Make an exact transcription of the material, leaving out all images.
---------- Information shown ----------
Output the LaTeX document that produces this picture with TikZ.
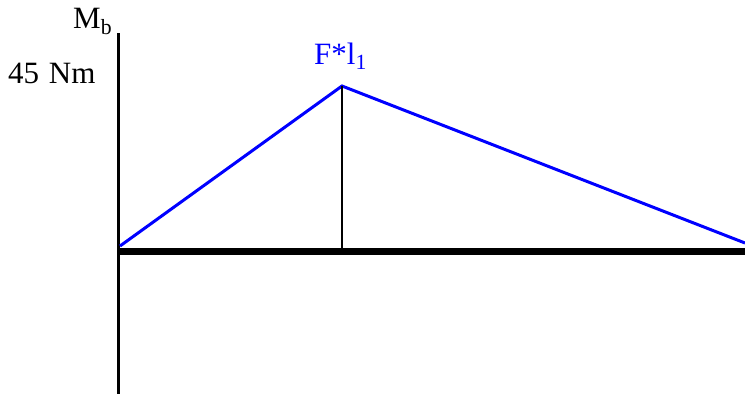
\documentclass[tikz,border=0pt]{standalone}
\usepackage{fontspec}
\setmainfont{Liberation Serif}
\begin{document}
\begin{tikzpicture}[x=1pt, y=-1pt,
    lbl/.style={anchor=base west, inner sep=0pt, font=\fontsize{31}{36}\selectfont}]
  \useasboundingbox (0,0) rectangle (745,394);

  % axes
  \coordinate (ytop) at (118.5,33);
  \coordinate (ybot) at (118.5,394);
  \coordinate (xleft) at (120,251);
  \coordinate (xright) at (745,251);
  \draw[line width=3pt] (ytop) -- (ybot);
  \draw[line width=7pt] (xleft) -- (xright);

  % bending moment curve
  \coordinate (start) at (120,246);
  \coordinate (peak) at (342,86);
  \coordinate (peakfoot) at (342,248);
  \coordinate (end) at (745,243);
  \draw[blue, line width=3pt, line join=miter] (start) -- (peak) -- (end);
  \draw[line width=1.5pt] (peak) -- (peakfoot);

  % labels
  \node[lbl] (mb) at (73,28) {M\textsubscript{b}};
  \node[lbl] (maxval) at (8,83) {45\hspace{2pt} Nm};
  \node[lbl, blue] (fl) at (314,64) {F*l\textsubscript{1}};

\end{tikzpicture}
\end{document}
----------
→ The solution
Output the LaTeX document that produces this picture with TikZ.
\documentclass[tikz,border=0pt]{standalone}
\usepackage{fontspec}
\setmainfont{Liberation Serif}
\begin{document}
\begin{tikzpicture}[x=1pt, y=-1pt,
    lbl/.style={anchor=base west, inner sep=0pt, font=\fontsize{31}{36}\selectfont}]
  \useasboundingbox (0,0) rectangle (745,394);

  % axes
  \coordinate (ytop) at (118.5,33);
  \coordinate (ybot) at (118.5,394);
  \coordinate (xleft) at (120,251);
  \coordinate (xright) at (745,251);
  \draw[line width=3pt] (ytop) -- (ybot);
  \draw[line width=7pt] (xleft) -- (xright);

  % bending moment curve
  \coordinate (start) at (120,246);
  \coordinate (peak) at (342,86);
  \coordinate (peakfoot) at (342,248);
  \coordinate (end) at (745,243);
  \draw[blue, line width=3pt, line join=miter] (start) -- (peak) -- (end);
  \draw[line width=1.5pt] (peak) -- (peakfoot);

  % labels
  \node[lbl] (mb) at (73,28) {M\textsubscript{b}};
  \node[lbl] (maxval) at (8,83) {45\hspace{2pt} Nm};
  \node[lbl, blue] (fl) at (314,64) {F*l\textsubscript{1}};

\end{tikzpicture}
\end{document}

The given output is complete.